Objective
Copy all of the material exactly. Pictures are not to appear in the copy.
:: Exercise input
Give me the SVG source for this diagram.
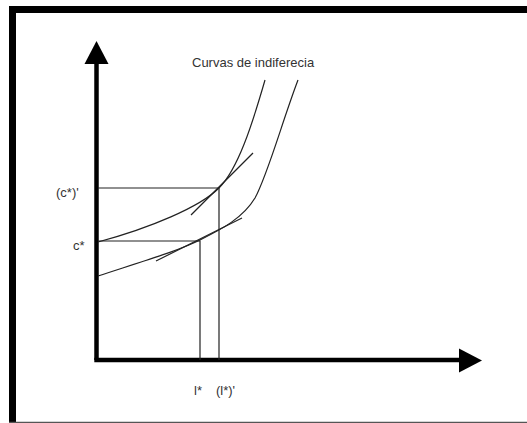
<svg xmlns="http://www.w3.org/2000/svg" width="527" height="423" viewBox="0 0 527 423">
<style>
.lbl{font-family:"Liberation Sans",Arial,sans-serif;font-size:13px;fill:#333}
.thin{stroke:#222;stroke-width:1.2;fill:none}
.axis{stroke:#000;stroke-width:4.5;fill:none}
</style>
<rect width="527" height="423" fill="#fff"/>
<g id="frame">
<rect x="9" y="6" width="518" height="7" fill="#000"/>
<rect x="9" y="6" width="7" height="417" fill="#000"/>
<line x1="9" y1="422.5" x2="527" y2="422.5" stroke="#555" stroke-width="1.5"/>
</g>
<g id="connectors">
<line class="axis" x1="96.5" y1="62" x2="96.5" y2="360"/>
<polygon points="96.5,41 84.5,64 108.5,64" fill="#000"/>
<line class="axis" x1="94.3" y1="360" x2="460" y2="360"/>
<polygon points="482,360.5 459,348.5 459,372.5" fill="#000"/>
<polyline class="thin" points="98,188 219,188 219,360"/>
<polyline class="thin" points="98,241 200,241 200,360"/>
<path class="thin" d="M98,242 C150,228 200,207 219,188 C238,169 252,125 265,80"/>
<path class="thin" d="M98,276 C150,259 180,250 200,240 C222,229 243,218 255,198 C268,174 282,122 298,80"/>
<line class="thin" x1="191" y1="215" x2="253" y2="153"/>
<line class="thin" x1="156" y1="261" x2="242" y2="218"/>
</g>
<g id="labels">
<text class="lbl" x="192" y="67" font-size="14">Curvas de indiferecia</text>
<text class="lbl" x="56" y="197">(c*)'</text>
<text class="lbl" x="73" y="250">c*</text>
<text class="lbl" x="194" y="395">l*</text>
<text class="lbl" x="216" y="395">(l*)'</text>
</g>
</svg>
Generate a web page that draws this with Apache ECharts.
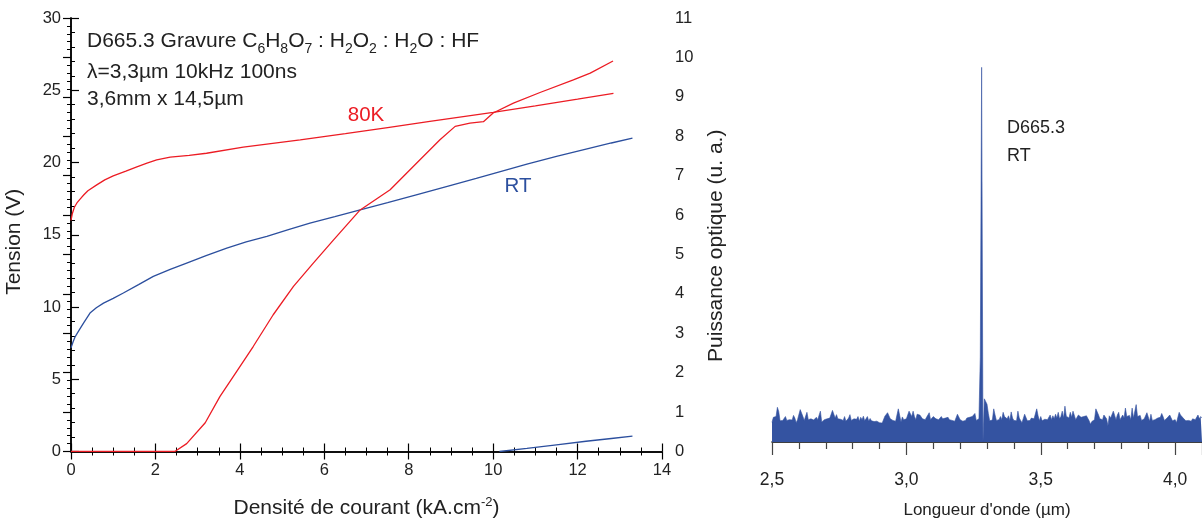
::::
Response to this task
Give me the SVG source for this diagram.
<svg xmlns="http://www.w3.org/2000/svg" width="527" height="423" viewBox="0 0 527 423">
<style>
.lbl{font-family:"Liberation Sans",Arial,sans-serif;font-size:13px;fill:#333}
.thin{stroke:#222;stroke-width:1.2;fill:none}
.axis{stroke:#000;stroke-width:4.5;fill:none}
</style>
<rect width="527" height="423" fill="#fff"/>
<g id="frame">
<rect x="9" y="6" width="518" height="7" fill="#000"/>
<rect x="9" y="6" width="7" height="417" fill="#000"/>
<line x1="9" y1="422.5" x2="527" y2="422.5" stroke="#555" stroke-width="1.5"/>
</g>
<g id="connectors">
<line class="axis" x1="96.5" y1="62" x2="96.5" y2="360"/>
<polygon points="96.5,41 84.5,64 108.5,64" fill="#000"/>
<line class="axis" x1="94.3" y1="360" x2="460" y2="360"/>
<polygon points="482,360.5 459,348.5 459,372.5" fill="#000"/>
<polyline class="thin" points="98,188 219,188 219,360"/>
<polyline class="thin" points="98,241 200,241 200,360"/>
<path class="thin" d="M98,242 C150,228 200,207 219,188 C238,169 252,125 265,80"/>
<path class="thin" d="M98,276 C150,259 180,250 200,240 C222,229 243,218 255,198 C268,174 282,122 298,80"/>
<line class="thin" x1="191" y1="215" x2="253" y2="153"/>
<line class="thin" x1="156" y1="261" x2="242" y2="218"/>
</g>
<g id="labels">
<text class="lbl" x="192" y="67" font-size="14">Curvas de indiferecia</text>
<text class="lbl" x="56" y="197">(c*)'</text>
<text class="lbl" x="73" y="250">c*</text>
<text class="lbl" x="194" y="395">l*</text>
<text class="lbl" x="216" y="395">(l*)'</text>
</g>
</svg>
Generate a web page that draws this with Apache ECharts.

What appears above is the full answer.